One way to manage negative experiences is to write about them. Writing about problems is a way to relieve one’s mind from them.
Writing as a form of therapy is nothing new.
It may have started since the earliest form of documentation existed, but people have always been keen on keeping track of their days, emotions, and opinions. Whether on leaves or marking walls in their caves, they have always been willing to share a piece of their lives for people to relish. This expression has recently faced insurmountable success as modern practitioners encourage people to journal, log, and transform their experiences into creative writing.
Just as people are advised to talk their feelings out, they experience a new level of relief whenever they express their feelings through writing. It’s like unburdening one’s heart from the shackles that entrapped them in pain by scribbling away. It’s transforming emotions into words and healing through the verses one forms with them.
Why Writing About Problems Should Be Encouraged
In the Spanish American War memoir book by Virginia R. Degner, readers vicariously witness the hardships soldiers experienced throughout the period. As a memoir, it aims to document and communicate a portion of the author or the character’s life for the readers’ understanding. It breaks down an event in the character’s life, detailing it for the readers to relive and envision. The Letters of C.M. Case recounts the character Calvin Milton Case’s memories during the Spanish-American War, which spanned from 1901 to 1905.
Although a memoir, the book isn’t exactly written as a narrative. Instead, it’s composed of letters Calvin has written to his family and granddaughter, Virginia Degner. It may be too much of a conclusion from this information alone. Still, one can deduce that Calvin used writing to alleviate feelings of isolation and fear throughout the war. Not only did he write to provide wisdom to his family waiting for him, but also to provide him comfort and ease as the war went on.
His reason is only the tip to an overwhelming iceberg of benefits in writing about problems and life in general. Writing about these events can be equivalent to letting out steam without putting one at risk of injuries and even more problems. Writing about issues opens raw emotions, allowing people to pour their hearts out and arrive at a peaceful closure by the end of it. This process might not be as transformative as a regular trip to therapy, but it’s a procedure on its own. Given that there’s no way to avoid adversities in life, it’s time that people welcome more means to cope with them.
What’s So Therapeutic About This Process?
Writing equals expressing whatever one feels. It’s unloading unspoken thoughts and bringing to the forefront emotions that would have been buried and left unaddressed. Whenever people are writing about problems, they’re putting their experiences and vulnerabilities on paper.

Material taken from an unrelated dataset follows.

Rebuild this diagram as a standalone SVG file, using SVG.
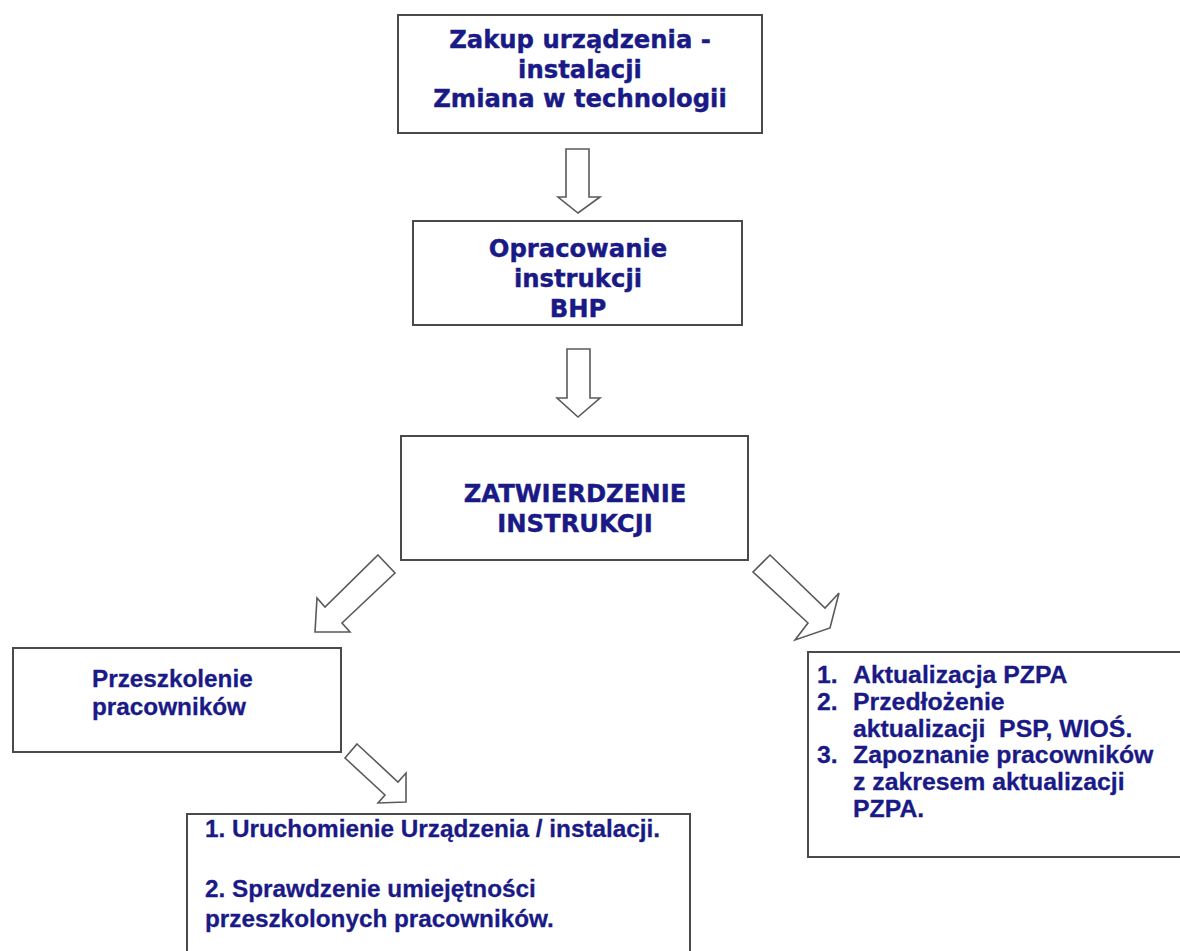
<svg xmlns="http://www.w3.org/2000/svg" width="1180" height="951" viewBox="0 0 1180 951">
<style>
.box{fill:#fff;stroke:#4a4a4a;stroke-width:2}
.arr{fill:#fff;stroke:#5a5a5a;stroke-width:1.6;stroke-linejoin:miter}
.tv{font-family:"DejaVu Sans",Verdana,sans-serif;font-weight:bold;font-size:24.3px;fill:#1a1a86;stroke:#1a1a86;stroke-width:0.4;text-anchor:middle}
.ta{font-family:"Liberation Sans",Arial,sans-serif;font-weight:bold;font-size:24.3px;fill:#1a1a86;stroke:#1a1a86;stroke-width:0.3}
.tr{font-size:24.8px}
</style>
<rect width="1180" height="951" fill="#fff"/>
<g id="connectors">
<polygon class="arr" points="566,149 589,149 589,197 600,197 578,213 558,197 566,197"/>
<polygon class="arr" points="567,349 590,349 590,398 600,398 578,417 557,398 567,398"/>
<polygon class="arr" points="378,555 395,573 342,623 350,632 315,632 317,598 325,607"/>
<polygon class="arr" points="770,555 825,608 839,593 830,628 795,640 808,623 753,572"/>
<polygon class="arr" points="357,744 398,782 406,773 406,802 378,803 385,795 345,758"/>
</g>
<g id="n1">
<rect class="box" x="398" y="15" width="364" height="118"/>
<text class="tv" x="580" y="48">Zakup urządzenia -</text>
<text class="tv" x="580" y="78">instalacji</text>
<text class="tv" x="580" y="107">Zmiana w technologii</text>
</g>
<g id="n2">
<rect class="box" x="413" y="221" width="329" height="104"/>
<text class="tv" x="578" y="257">Opracowanie</text>
<text class="tv" x="578" y="287">instrukcji</text>
<text class="tv" x="578" y="317">BHP</text>
</g>
<g id="n3">
<rect class="box" x="401" y="436" width="347" height="124"/>
<text class="tv" x="575" y="502">ZATWIERDZENIE</text>
<text class="tv" x="575" y="532">INSTRUKCJI</text>
</g>
<g id="n4">
<rect class="box" x="13" y="648" width="328" height="104"/>
<text class="ta" x="92" y="687">Przeszkolenie</text>
<text class="ta" x="92" y="715">pracowników</text>
</g>
<g id="n5">
<rect class="box" x="808" y="652" width="380" height="205"/>
<text class="ta tr" x="817" y="683">1.</text>
<text class="ta tr" x="853" y="683">Aktualizacja PZPA</text>
<text class="ta tr" x="817" y="710">2.</text>
<text class="ta tr" x="853" y="710">Przedłożenie</text>
<text class="ta tr" x="853" y="737" xml:space="preserve">aktualizacji  PSP, WIOŚ.</text>
<text class="ta tr" x="817" y="763">3.</text>
<text class="ta tr" x="853" y="763">Zapoznanie pracowników</text>
<text class="ta tr" x="853" y="790">z zakresem aktualizacji</text>
<text class="ta tr" x="853" y="817">PZPA.</text>
</g>
<g id="n6">
<rect class="box" x="187" y="814" width="503" height="150"/>
<text class="ta" x="205" y="837">1. Uruchomienie Urządzenia / instalacji.</text>
<text class="ta" x="205" y="897">2. Sprawdzenie umiejętności</text>
<text class="ta" x="205" y="927">przeszkolonych pracowników.</text>
</g>
</svg>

But what makes it so different from sharing one’s thoughts with others?
Given how writing about problems is a personal process, with the author having initial access to it, people are free to be as vulnerable as they want. They can express their deepest, darkest thoughts without fear that others will judge their sentiments. Nothing should hold them back from expressing themselves unless they plan on publishing their materials. Writing about problems is similar to opening a dam of unresolved emotions and slowly unraveling them for a resolution.
It Provides Mental Clarity
Often, when people are under massive amounts of stress, they become overwhelmed with emotions. Everything gets lumped in their brains, chaotic and heavy in their minds. Writing about problems and putting everything on paper forced people to organize their thoughts. Straightening the jumbled difficulties one by one, they can slowly resolve and clear them out, allowing more space in their minds for more consequential affairs. Reflecting on these problems on paper also helps people become more aware of emotions or thoughts they might have subconsciously pushed back.
Writing about problems can become an outlet for people’s emotions, which might build up and weigh them down. By expressing these on paper, they can slowly work through tricky and challenging feelings to understand themselves better. This process helps increase people’s mental clarity as they gradually release their pent-up emotions. Without anyone giving advice, simply writing about problems can also help people develop problem-solving skills.
Once they’ve already expressed their feelings, it’s time to determine resolutions to their problems. Writing about problems doesn’t only stop after emotions have been transferred on pen and paper. People can go beyond and find solutions to these problems, allowing them to better handle similar situations in the future. Notebooks become a good therapist that listens to people.